STORED DATA:
________

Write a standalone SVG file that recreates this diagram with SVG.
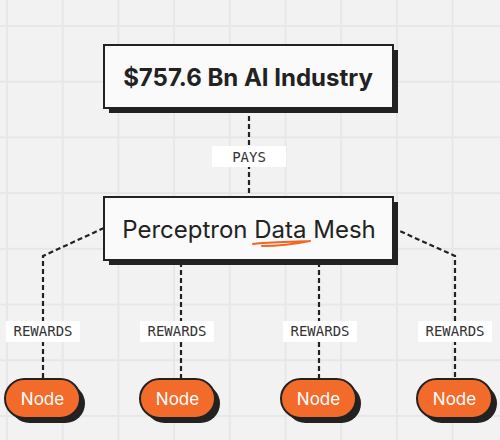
<svg xmlns="http://www.w3.org/2000/svg" width="500" height="440" viewBox="0 0 500 440">
  <defs>
    <pattern id="grid" patternUnits="userSpaceOnUse" x="6" y="25" width="55.7" height="55.7">
      <path d="M1 0V55.7M0 1H55.7" stroke="#e7e7e7" stroke-width="2" fill="none"/>
    </pattern>
    <style>
      .box { fill: #fafafa; stroke: #222; stroke-width: 2; }
      .shadow { fill: #222; }
      .pill { fill: #f36b2b; stroke: #222; stroke-width: 2; }
      .dash { fill: none; stroke: #222; stroke-width: 2.2; stroke-dasharray: 5 3; }
      .lbl { fill: #ffffff; }
      .lbltxt { font-family: "DejaVu Sans Mono", monospace; font-size: 14px; fill: #333; text-anchor: middle; }
      .title { font-family: Inter, "Liberation Sans", sans-serif; font-weight: 700; font-size: 24px; fill: #222; text-anchor: middle; }
      .mid { font-family: Inter, "Liberation Sans", sans-serif; font-weight: 400; font-size: 24px; fill: #222; text-anchor: middle; }
      .nodetxt { font-family: Inter, "Liberation Sans", sans-serif; font-size: 17px; fill: #fff; text-anchor: middle; }
    </style>
  </defs>
  <rect width="500" height="440" fill="#f2f2f2"/>
  <rect width="500" height="440" fill="url(#grid)"/>

  <g id="connectors">
    <path class="dash" d="M249 108V197"/>
    <path class="dash" d="M104 228L43 256V380"/>
    <path class="dash" d="M181 262V380"/>
    <path class="dash" d="M319 262V380"/>
    <path class="dash" d="M393 228L455 256V380"/>
    <rect class="lbl" x="212" y="146" width="74" height="21"/>
    <text class="lbltxt" x="249" y="162">PAYS</text>
    <rect class="lbl" x="6" y="321" width="74" height="21"/>
    <text class="lbltxt" x="43" y="336">REWARDS</text>
    <rect class="lbl" x="140" y="321" width="74" height="21"/>
    <text class="lbltxt" x="177" y="336">REWARDS</text>
    <rect class="lbl" x="283" y="321" width="74" height="21"/>
    <text class="lbltxt" x="320" y="336">REWARDS</text>
    <rect class="lbl" x="418" y="321" width="74" height="21"/>
    <text class="lbltxt" x="455" y="336">REWARDS</text>
  </g>

  <g id="industry">
    <rect class="shadow" x="109" y="50" width="289" height="63"/>
    <rect class="box" x="104" y="45" width="289" height="63"/>
    <text class="title" x="248" y="86">$757.6 Bn AI Industry</text>
  </g>

  <g id="mesh">
    <rect class="shadow" x="109" y="202" width="289" height="63"/>
    <rect class="box" x="104" y="197" width="289" height="63"/>
    <text class="mid" x="249" y="238">Perceptron Data Mesh</text>
    <path d="M253 244C270 242 292 242 310 241M310 241C295 244 277 246 262 246" fill="none" stroke="#f26522" stroke-width="2" stroke-linecap="round"/>
  </g>

  <g id="node1">
    <rect class="shadow" x="10" y="384" width="75" height="39" rx="19.5"/>
    <rect class="pill" x="5" y="379" width="75" height="39" rx="19.5"/>
    <text class="nodetxt" x="42.5" y="405">Node</text>
  </g>
  <g id="node2">
    <rect class="shadow" x="145" y="384" width="75" height="39" rx="19.5"/>
    <rect class="pill" x="140" y="379" width="75" height="39" rx="19.5"/>
    <text class="nodetxt" x="177.5" y="405">Node</text>
  </g>
  <g id="node3">
    <rect class="shadow" x="286" y="384" width="75" height="39" rx="19.5"/>
    <rect class="pill" x="281" y="379" width="75" height="39" rx="19.5"/>
    <text class="nodetxt" x="318.5" y="405">Node</text>
  </g>
  <g id="node4">
    <rect class="shadow" x="422" y="384" width="75" height="39" rx="19.5"/>
    <rect class="pill" x="417" y="379" width="75" height="39" rx="19.5"/>
    <text class="nodetxt" x="454.5" y="405">Node</text>
  </g>
</svg>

________

TASK DIRECTIONS: Except for the pictures, reproduce every line exactly.

WORKED SOLUTION:
Write a standalone SVG file that recreates this diagram with SVG.
<svg xmlns="http://www.w3.org/2000/svg" width="500" height="440" viewBox="0 0 500 440">
  <defs>
    <pattern id="grid" patternUnits="userSpaceOnUse" x="6" y="25" width="55.7" height="55.7">
      <path d="M1 0V55.7M0 1H55.7" stroke="#e7e7e7" stroke-width="2" fill="none"/>
    </pattern>
    <style>
      .box { fill: #fafafa; stroke: #222; stroke-width: 2; }
      .shadow { fill: #222; }
      .pill { fill: #f36b2b; stroke: #222; stroke-width: 2; }
      .dash { fill: none; stroke: #222; stroke-width: 2.2; stroke-dasharray: 5 3; }
      .lbl { fill: #ffffff; }
      .lbltxt { font-family: "DejaVu Sans Mono", monospace; font-size: 14px; fill: #333; text-anchor: middle; }
      .title { font-family: Inter, "Liberation Sans", sans-serif; font-weight: 700; font-size: 24px; fill: #222; text-anchor: middle; }
      .mid { font-family: Inter, "Liberation Sans", sans-serif; font-weight: 400; font-size: 24px; fill: #222; text-anchor: middle; }
      .nodetxt { font-family: Inter, "Liberation Sans", sans-serif; font-size: 17px; fill: #fff; text-anchor: middle; }
    </style>
  </defs>
  <rect width="500" height="440" fill="#f2f2f2"/>
  <rect width="500" height="440" fill="url(#grid)"/>

  <g id="connectors">
    <path class="dash" d="M249 108V197"/>
    <path class="dash" d="M104 228L43 256V380"/>
    <path class="dash" d="M181 262V380"/>
    <path class="dash" d="M319 262V380"/>
    <path class="dash" d="M393 228L455 256V380"/>
    <rect class="lbl" x="212" y="146" width="74" height="21"/>
    <text class="lbltxt" x="249" y="162">PAYS</text>
    <rect class="lbl" x="6" y="321" width="74" height="21"/>
    <text class="lbltxt" x="43" y="336">REWARDS</text>
    <rect class="lbl" x="140" y="321" width="74" height="21"/>
    <text class="lbltxt" x="177" y="336">REWARDS</text>
    <rect class="lbl" x="283" y="321" width="74" height="21"/>
    <text class="lbltxt" x="320" y="336">REWARDS</text>
    <rect class="lbl" x="418" y="321" width="74" height="21"/>
    <text class="lbltxt" x="455" y="336">REWARDS</text>
  </g>

  <g id="industry">
    <rect class="shadow" x="109" y="50" width="289" height="63"/>
    <rect class="box" x="104" y="45" width="289" height="63"/>
    <text class="title" x="248" y="86">$757.6 Bn AI Industry</text>
  </g>

  <g id="mesh">
    <rect class="shadow" x="109" y="202" width="289" height="63"/>
    <rect class="box" x="104" y="197" width="289" height="63"/>
    <text class="mid" x="249" y="238">Perceptron Data Mesh</text>
    <path d="M253 244C270 242 292 242 310 241M310 241C295 244 277 246 262 246" fill="none" stroke="#f26522" stroke-width="2" stroke-linecap="round"/>
  </g>

  <g id="node1">
    <rect class="shadow" x="10" y="384" width="75" height="39" rx="19.5"/>
    <rect class="pill" x="5" y="379" width="75" height="39" rx="19.5"/>
    <text class="nodetxt" x="42.5" y="405">Node</text>
  </g>
  <g id="node2">
    <rect class="shadow" x="145" y="384" width="75" height="39" rx="19.5"/>
    <rect class="pill" x="140" y="379" width="75" height="39" rx="19.5"/>
    <text class="nodetxt" x="177.5" y="405">Node</text>
  </g>
  <g id="node3">
    <rect class="shadow" x="286" y="384" width="75" height="39" rx="19.5"/>
    <rect class="pill" x="281" y="379" width="75" height="39" rx="19.5"/>
    <text class="nodetxt" x="318.5" y="405">Node</text>
  </g>
  <g id="node4">
    <rect class="shadow" x="422" y="384" width="75" height="39" rx="19.5"/>
    <rect class="pill" x="417" y="379" width="75" height="39" rx="19.5"/>
    <text class="nodetxt" x="454.5" y="405">Node</text>
  </g>
</svg>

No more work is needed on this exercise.